Can our shareholder agreement prevent shares from being transferred without approval?
Yes. Restricting share transfers is one of the most common and important features of an Ontario private corporation's shareholder agreement (and may also appear in the articles of incorporation). The most common restriction is a consent clause: a shareholder who wants to transfer their shares must first obtain the consent of the other shareholders, the board, or some combination.
The advantage of this provision is control: it ensures that no outsider can become a shareholder without the agreement of the existing owners. The risk is that it can make the shares illiquid if existing shareholders refuse to consent unreasonably. For this reason, many agreements pair the consent requirement with a right of first refusal — if consent is withheld, the company or the other shareholders must offer to purchase the shares at a fair price.
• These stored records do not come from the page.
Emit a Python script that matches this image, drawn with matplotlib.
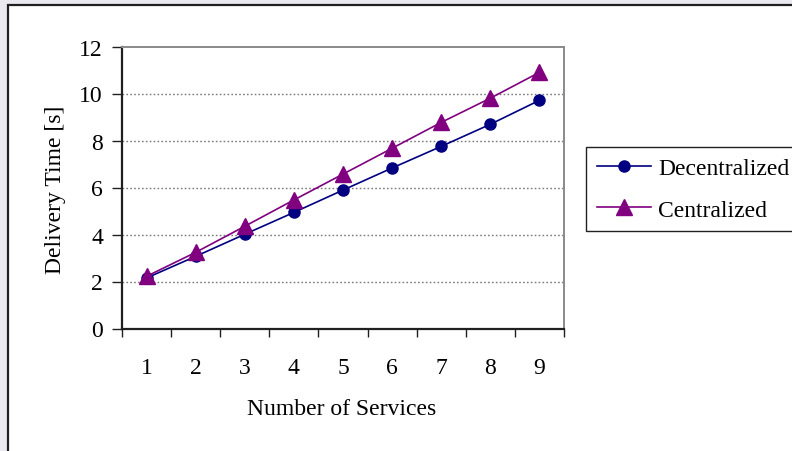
import matplotlib
matplotlib.use("Agg")
import matplotlib.pyplot as plt
from matplotlib.patches import Rectangle
import numpy as np

# Data
services = ["1", "2", "3", "4", "5", "6", "7", "8", "9"]
decentralized = [2.15, 3.07, 4.01, 4.94, 5.89, 6.83, 7.75, 8.69, 9.71]
centralized = [2.22, 3.24, 4.35, 5.47, 6.57, 7.67, 8.77, 9.80, 10.90]
y_ticks = [0, 2, 4, 6, 8, 10, 12]

W, H = 792, 452
DPI = 100
plt.rcParams["font.family"] = ["Liberation Serif", "DejaVu Serif"]

fig = plt.figure(figsize=(W / DPI, H / DPI), dpi=DPI)
fig.patch.set_facecolor("#e9e9ef")

# White chart area with dark frame (extends past right/bottom edges)
frame = Rectangle((8 / W, -0.05), 1.2, (H - 6) / H + 0.05,
                  transform=fig.transFigure, facecolor="white",
                  edgecolor="#202020", linewidth=1.6, zorder=-5)
fig.patches.append(frame)

left, right, top, bottom = 122, 564, 47.5, 329.5
ax = fig.add_axes([left / W, 1 - bottom / H, (right - left) / W, (bottom - top) / H])
ax.set_zorder(2)
ax.set_facecolor("white")

x = np.arange(len(services))
ax.plot(x, decentralized, color="#000080", linewidth=1.2, marker="o",
        markersize=8, label="Decentralized", zorder=3, clip_on=False)
ax.plot(x, centralized, color="#800080", linewidth=1.2, marker="^",
        markersize=11, label="Centralized", zorder=3, clip_on=False)

ax.set_xlim(-0.5, len(services) - 0.5)
ax.set_ylim(0, 12)

# Category boundaries as ticks, labels centred between them
ax.set_xticks(np.arange(-0.5, len(services), 1.0))
ax.set_xticklabels([])
ax.set_xticks(x, minor=True)
ax.set_xticklabels(services, minor=True)
ax.tick_params(axis="x", which="major", direction="out", length=6,
               width=1, color="#202020")
ax.tick_params(axis="x", which="minor", length=0, pad=20.5, labelsize=17)

ax.set_yticks(y_ticks)
ax.set_yticklabels([str(v) for v in y_ticks])
ax.tick_params(axis="y", direction="out", length=7, width=1,
               color="#202020", pad=6.7, labelsize=17)

for gy in y_ticks[1:-1]:
    ax.axhline(gy, color="#7a7a7a", linewidth=1.0, linestyle=(0, (1.2, 1.6)),
               zorder=1)

ax.spines["left"].set_color("#202020")
ax.spines["bottom"].set_color("#202020")
ax.spines["left"].set_linewidth(1.6)
ax.spines["bottom"].set_linewidth(1.6)
ax.spines["top"].set_color("#8a8a8a")
ax.spines["right"].set_color("#8a8a8a")
ax.spines["top"].set_linewidth(1.4)
ax.spines["right"].set_linewidth(1.4)

fig.text(55 / W, 1 - 190 / H, "Delivery Time [s]", rotation=90,
         ha="center", va="center", fontsize=17)
fig.text(342 / W, 1 - 410 / H, "Number of Services",
         ha="center", va="center", fontsize=17)

leg = ax.legend(loc="upper left", bbox_to_anchor=(586 / W, 1 - 148 / H),
                bbox_transform=fig.transFigure, fontsize=17, frameon=True,
                fancybox=False, edgecolor="#202020", framealpha=1,
                borderpad=0.45, labelspacing=0.85, handlelength=2.3,
                handletextpad=0.3, borderaxespad=0)
leg.get_frame().set_linewidth(1.0)

fig.savefig("out.png", dpi=DPI)
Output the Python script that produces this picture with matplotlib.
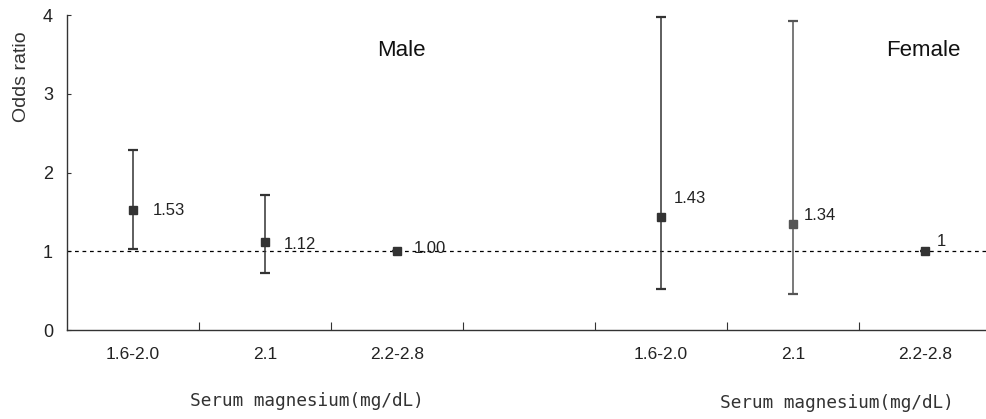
import numpy as np
import matplotlib
matplotlib.use('Agg')
from matplotlib import pyplot as plt

plt.rcParams['font.family'] = ['Liberation Sans', 'DejaVu Sans']

# categories: 7 slots, the fourth is an empty gap between sexes
categories = ['1.6-2.0', '2.1', '2.2-2.8', '', '1.6-2.0', '2.1', '2.2-2.8']
male_pos = [0, 1, 2]
female_pos = [4, 5, 6]

male_or = [1.53, 1.12, 1.00]
male_low = [1.03, 0.73, 1.00]
male_high = [2.29, 1.72, 1.00]
male_labels = ['1.53', '1.12', '1.00']

female_or = [1.43, 1.34, 1.00]
female_low = [0.52, 0.46, 1.00]
female_high = [3.97, 3.93, 1.00]
female_labels = ['1.43', '1.34', '1']

W, H = 987, 419
fig = plt.figure(figsize=(W / 100, H / 100), dpi=100)
# axis box in pixels: left 67, right 991 (cut by image edge), top 15, bottom 330
ax = fig.add_axes([67 / W, 1 - 330 / H, (991 - 67) / W, (330 - 15) / H])

dark = '#333333'


def draw(pos, vals, lo, hi, color):
    vals = np.array(vals)
    err = np.vstack([vals - np.array(lo), np.array(hi) - vals])
    ax.errorbar(pos, vals, yerr=err, fmt='s', color=color, ecolor=color,
                markersize=6, elinewidth=1.1, capsize=3.5, capthick=1.6, zorder=3)


draw(male_pos, male_or, male_low, male_high, dark)
draw(female_pos[:1], female_or[:1], female_low[:1], female_high[:1], dark)
draw(female_pos[1:2], female_or[1:2], female_low[1:2], female_high[1:2], '#555555')
draw(female_pos[2:], female_or[2:], female_low[2:], female_high[2:], dark)

ax.axhline(1, color='black', lw=0.9, ls=(0, (3, 3)), zorder=2)

# value labels (offsets in data units)
male_lab_xy = [(0.15, 1.52), (0.14, 1.08), (0.13, 1.03)]
female_lab_xy = [(0.10, 1.67), (0.08, 1.45), (0.09, 1.12)]
for p, (dx, y), t in zip(male_pos, male_lab_xy, male_labels):
    ax.text(p + dx, y, t, fontsize=12, color='#222222', va='center', ha='left')
for p, (dx, y), t in zip(female_pos, female_lab_xy, female_labels):
    ax.text(p + dx, y, t, fontsize=12, color='#222222', va='center', ha='left')

ax.text(2.03, 3.55, 'Male', fontsize=16, ha='center', va='center', color='#111111')
ax.text(5.99, 3.55, 'Female', fontsize=16, ha='center', va='center', color='#111111')

ax.set_xlim(-0.5, 6.5)
ax.set_ylim(0, 4)
ax.set_yticks([0, 1, 2, 3, 4])
ax.set_xticks(np.arange(0.5, 6.5, 1.0))
ax.set_xticklabels([])
ax.set_xticks(male_pos + female_pos, minor=True)
ax.set_xticklabels([categories[i] for i in male_pos + female_pos], minor=True)
ax.tick_params(axis='x', which='major', direction='in', length=6, color=dark)
ax.tick_params(axis='x', which='minor', length=0, pad=12, labelsize=12.5, labelcolor='#222222')
ax.tick_params(axis='y', direction='in', length=3, color=dark, labelsize=13,
               labelcolor='#222222', pad=10)

for s in ['top', 'right']:
    ax.spines[s].set_visible(False)
for s in ['left', 'bottom']:
    ax.spines[s].set_color(dark)
    ax.spines[s].set_linewidth(1.0)

fig.text(22 / W, 1 - 77 / H, 'Odds ratio', rotation=90, fontsize=14,
         ha='center', va='center', color='#333333')
fig.text(307 / W, 1 - 401 / H, 'Serum magnesium(mg/dL)', fontsize=12.8,
         family='DejaVu Sans Mono', ha='center', va='center', color='#333333')
fig.text(837 / W, 1 - 403 / H, 'Serum magnesium(mg/dL)', fontsize=12.8,
         family='DejaVu Sans Mono', ha='center', va='center', color='#333333')

fig.savefig('out.png', dpi=100)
Under the Ontario Business Corporations Act, private corporations are permitted to restrict share transfers in both their articles and their shareholder agreements. These restrictions are enforceable against third parties who have notice of them. If your corporation doesn't currently restrict share transfers, it may be worth adding this protection, particularly if you want to control who your future business partners are.
Key takeaways
- Share transfer restrictions can be placed in the shareholder agreement, the articles, or both.
- A consent clause requires other shareholders' or the board's approval before a transfer.
- Pair consent requirements with a ROFR to avoid trapping shareholders with no exit.
- Transfer restrictions are enforceable against third parties who have notice under the OBCA.